WHAT IS BEING ASKED → Would you repeat the listing exactly but omit every picture?

____________________

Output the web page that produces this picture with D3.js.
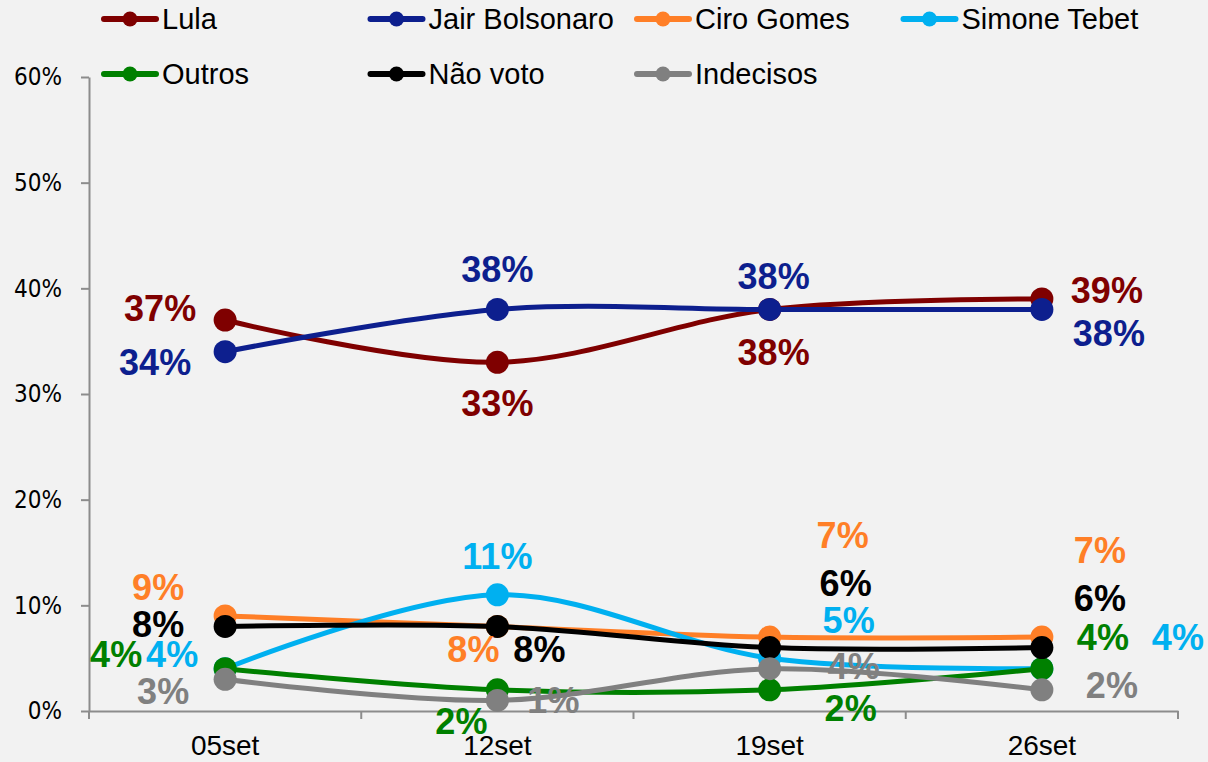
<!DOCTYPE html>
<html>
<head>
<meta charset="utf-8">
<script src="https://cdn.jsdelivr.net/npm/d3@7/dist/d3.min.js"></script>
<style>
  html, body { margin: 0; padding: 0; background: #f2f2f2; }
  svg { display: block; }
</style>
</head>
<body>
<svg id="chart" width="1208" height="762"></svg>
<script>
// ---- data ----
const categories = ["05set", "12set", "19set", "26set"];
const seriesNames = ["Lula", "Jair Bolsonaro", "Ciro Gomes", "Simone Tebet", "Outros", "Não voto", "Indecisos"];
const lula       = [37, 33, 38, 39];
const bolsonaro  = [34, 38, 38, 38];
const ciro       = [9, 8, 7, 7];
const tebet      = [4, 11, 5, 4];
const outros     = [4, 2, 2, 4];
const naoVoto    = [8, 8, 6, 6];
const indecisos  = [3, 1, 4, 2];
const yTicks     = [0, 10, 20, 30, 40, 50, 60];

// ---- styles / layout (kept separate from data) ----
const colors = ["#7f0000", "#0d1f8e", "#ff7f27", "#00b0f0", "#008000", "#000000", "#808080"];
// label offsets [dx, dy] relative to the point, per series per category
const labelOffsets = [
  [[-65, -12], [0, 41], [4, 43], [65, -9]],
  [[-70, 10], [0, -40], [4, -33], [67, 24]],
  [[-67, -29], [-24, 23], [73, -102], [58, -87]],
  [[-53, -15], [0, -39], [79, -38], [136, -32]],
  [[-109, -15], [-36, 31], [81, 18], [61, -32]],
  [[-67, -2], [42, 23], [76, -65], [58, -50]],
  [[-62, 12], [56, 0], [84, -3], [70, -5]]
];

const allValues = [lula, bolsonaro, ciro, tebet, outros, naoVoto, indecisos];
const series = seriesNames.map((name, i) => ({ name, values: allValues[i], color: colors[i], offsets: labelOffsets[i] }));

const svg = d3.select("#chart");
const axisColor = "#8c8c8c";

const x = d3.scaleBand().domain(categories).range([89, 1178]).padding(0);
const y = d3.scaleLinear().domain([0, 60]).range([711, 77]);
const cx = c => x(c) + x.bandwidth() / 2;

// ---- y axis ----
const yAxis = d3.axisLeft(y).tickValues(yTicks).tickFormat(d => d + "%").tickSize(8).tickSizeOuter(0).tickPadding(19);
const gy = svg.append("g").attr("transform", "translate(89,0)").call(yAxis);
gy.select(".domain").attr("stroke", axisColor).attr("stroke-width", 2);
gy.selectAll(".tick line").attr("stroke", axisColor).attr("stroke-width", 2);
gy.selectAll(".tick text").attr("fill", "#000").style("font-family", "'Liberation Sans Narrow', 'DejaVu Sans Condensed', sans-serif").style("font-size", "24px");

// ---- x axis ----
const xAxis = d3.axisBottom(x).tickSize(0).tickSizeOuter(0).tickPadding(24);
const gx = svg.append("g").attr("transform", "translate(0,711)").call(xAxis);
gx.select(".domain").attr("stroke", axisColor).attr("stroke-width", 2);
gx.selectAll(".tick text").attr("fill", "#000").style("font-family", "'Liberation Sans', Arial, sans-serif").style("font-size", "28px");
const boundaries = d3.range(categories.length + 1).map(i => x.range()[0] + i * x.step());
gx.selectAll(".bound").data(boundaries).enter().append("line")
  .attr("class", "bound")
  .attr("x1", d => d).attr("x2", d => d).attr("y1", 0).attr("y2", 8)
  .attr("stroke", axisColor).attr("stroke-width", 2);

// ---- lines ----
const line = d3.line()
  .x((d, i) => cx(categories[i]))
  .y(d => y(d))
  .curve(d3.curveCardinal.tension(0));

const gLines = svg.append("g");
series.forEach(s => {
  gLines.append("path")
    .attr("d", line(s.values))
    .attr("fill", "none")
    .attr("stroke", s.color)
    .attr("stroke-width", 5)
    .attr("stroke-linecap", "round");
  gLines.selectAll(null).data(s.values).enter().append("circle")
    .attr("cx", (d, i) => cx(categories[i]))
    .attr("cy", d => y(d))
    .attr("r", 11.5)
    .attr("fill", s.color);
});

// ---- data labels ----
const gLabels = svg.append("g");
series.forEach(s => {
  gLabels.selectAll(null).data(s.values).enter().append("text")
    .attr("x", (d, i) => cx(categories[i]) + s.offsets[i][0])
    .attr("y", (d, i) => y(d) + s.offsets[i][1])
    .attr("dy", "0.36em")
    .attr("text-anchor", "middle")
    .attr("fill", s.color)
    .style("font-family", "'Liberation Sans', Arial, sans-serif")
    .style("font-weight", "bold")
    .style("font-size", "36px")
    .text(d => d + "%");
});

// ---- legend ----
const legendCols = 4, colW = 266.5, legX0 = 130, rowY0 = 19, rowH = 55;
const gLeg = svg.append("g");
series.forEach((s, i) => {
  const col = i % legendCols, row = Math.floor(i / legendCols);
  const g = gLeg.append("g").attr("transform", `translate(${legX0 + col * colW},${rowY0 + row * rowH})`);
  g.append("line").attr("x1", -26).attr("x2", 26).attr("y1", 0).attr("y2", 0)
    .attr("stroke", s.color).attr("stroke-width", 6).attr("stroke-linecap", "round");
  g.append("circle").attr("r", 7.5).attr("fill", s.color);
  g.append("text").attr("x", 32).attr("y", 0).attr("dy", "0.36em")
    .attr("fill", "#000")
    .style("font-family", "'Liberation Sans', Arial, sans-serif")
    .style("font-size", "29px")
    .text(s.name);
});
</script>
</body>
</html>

____________________

RESULT OF THIS EXERCISE →
Output the web page that produces this picture with D3.js.
<!DOCTYPE html>
<html>
<head>
<meta charset="utf-8">
<script src="https://cdn.jsdelivr.net/npm/d3@7/dist/d3.min.js"></script>
<style>
  html, body { margin: 0; padding: 0; background: #f2f2f2; }
  svg { display: block; }
</style>
</head>
<body>
<svg id="chart" width="1208" height="762"></svg>
<script>
// ---- data ----
const categories = ["05set", "12set", "19set", "26set"];
const seriesNames = ["Lula", "Jair Bolsonaro", "Ciro Gomes", "Simone Tebet", "Outros", "Não voto", "Indecisos"];
const lula       = [37, 33, 38, 39];
const bolsonaro  = [34, 38, 38, 38];
const ciro       = [9, 8, 7, 7];
const tebet      = [4, 11, 5, 4];
const outros     = [4, 2, 2, 4];
const naoVoto    = [8, 8, 6, 6];
const indecisos  = [3, 1, 4, 2];
const yTicks     = [0, 10, 20, 30, 40, 50, 60];

// ---- styles / layout (kept separate from data) ----
const colors = ["#7f0000", "#0d1f8e", "#ff7f27", "#00b0f0", "#008000", "#000000", "#808080"];
// label offsets [dx, dy] relative to the point, per series per category
const labelOffsets = [
  [[-65, -12], [0, 41], [4, 43], [65, -9]],
  [[-70, 10], [0, -40], [4, -33], [67, 24]],
  [[-67, -29], [-24, 23], [73, -102], [58, -87]],
  [[-53, -15], [0, -39], [79, -38], [136, -32]],
  [[-109, -15], [-36, 31], [81, 18], [61, -32]],
  [[-67, -2], [42, 23], [76, -65], [58, -50]],
  [[-62, 12], [56, 0], [84, -3], [70, -5]]
];

const allValues = [lula, bolsonaro, ciro, tebet, outros, naoVoto, indecisos];
const series = seriesNames.map((name, i) => ({ name, values: allValues[i], color: colors[i], offsets: labelOffsets[i] }));

const svg = d3.select("#chart");
const axisColor = "#8c8c8c";

const x = d3.scaleBand().domain(categories).range([89, 1178]).padding(0);
const y = d3.scaleLinear().domain([0, 60]).range([711, 77]);
const cx = c => x(c) + x.bandwidth() / 2;

// ---- y axis ----
const yAxis = d3.axisLeft(y).tickValues(yTicks).tickFormat(d => d + "%").tickSize(8).tickSizeOuter(0).tickPadding(19);
const gy = svg.append("g").attr("transform", "translate(89,0)").call(yAxis);
gy.select(".domain").attr("stroke", axisColor).attr("stroke-width", 2);
gy.selectAll(".tick line").attr("stroke", axisColor).attr("stroke-width", 2);
gy.selectAll(".tick text").attr("fill", "#000").style("font-family", "'Liberation Sans Narrow', 'DejaVu Sans Condensed', sans-serif").style("font-size", "24px");

// ---- x axis ----
const xAxis = d3.axisBottom(x).tickSize(0).tickSizeOuter(0).tickPadding(24);
const gx = svg.append("g").attr("transform", "translate(0,711)").call(xAxis);
gx.select(".domain").attr("stroke", axisColor).attr("stroke-width", 2);
gx.selectAll(".tick text").attr("fill", "#000").style("font-family", "'Liberation Sans', Arial, sans-serif").style("font-size", "28px");
const boundaries = d3.range(categories.length + 1).map(i => x.range()[0] + i * x.step());
gx.selectAll(".bound").data(boundaries).enter().append("line")
  .attr("class", "bound")
  .attr("x1", d => d).attr("x2", d => d).attr("y1", 0).attr("y2", 8)
  .attr("stroke", axisColor).attr("stroke-width", 2);

// ---- lines ----
const line = d3.line()
  .x((d, i) => cx(categories[i]))
  .y(d => y(d))
  .curve(d3.curveCardinal.tension(0));

const gLines = svg.append("g");
series.forEach(s => {
  gLines.append("path")
    .attr("d", line(s.values))
    .attr("fill", "none")
    .attr("stroke", s.color)
    .attr("stroke-width", 5)
    .attr("stroke-linecap", "round");
  gLines.selectAll(null).data(s.values).enter().append("circle")
    .attr("cx", (d, i) => cx(categories[i]))
    .attr("cy", d => y(d))
    .attr("r", 11.5)
    .attr("fill", s.color);
});

// ---- data labels ----
const gLabels = svg.append("g");
series.forEach(s => {
  gLabels.selectAll(null).data(s.values).enter().append("text")
    .attr("x", (d, i) => cx(categories[i]) + s.offsets[i][0])
    .attr("y", (d, i) => y(d) + s.offsets[i][1])
    .attr("dy", "0.36em")
    .attr("text-anchor", "middle")
    .attr("fill", s.color)
    .style("font-family", "'Liberation Sans', Arial, sans-serif")
    .style("font-weight", "bold")
    .style("font-size", "36px")
    .text(d => d + "%");
});

// ---- legend ----
const legendCols = 4, colW = 266.5, legX0 = 130, rowY0 = 19, rowH = 55;
const gLeg = svg.append("g");
series.forEach((s, i) => {
  const col = i % legendCols, row = Math.floor(i / legendCols);
  const g = gLeg.append("g").attr("transform", `translate(${legX0 + col * colW},${rowY0 + row * rowH})`);
  g.append("line").attr("x1", -26).attr("x2", 26).attr("y1", 0).attr("y2", 0)
    .attr("stroke", s.color).attr("stroke-width", 6).attr("stroke-linecap", "round");
  g.append("circle").attr("r", 7.5).attr("fill", s.color);
  g.append("text").attr("x", 32).attr("y", 0).attr("dy", "0.36em")
    .attr("fill", "#000")
    .style("font-family", "'Liberation Sans', Arial, sans-serif")
    .style("font-size", "29px")
    .text(s.name);
});
</script>
</body>
</html>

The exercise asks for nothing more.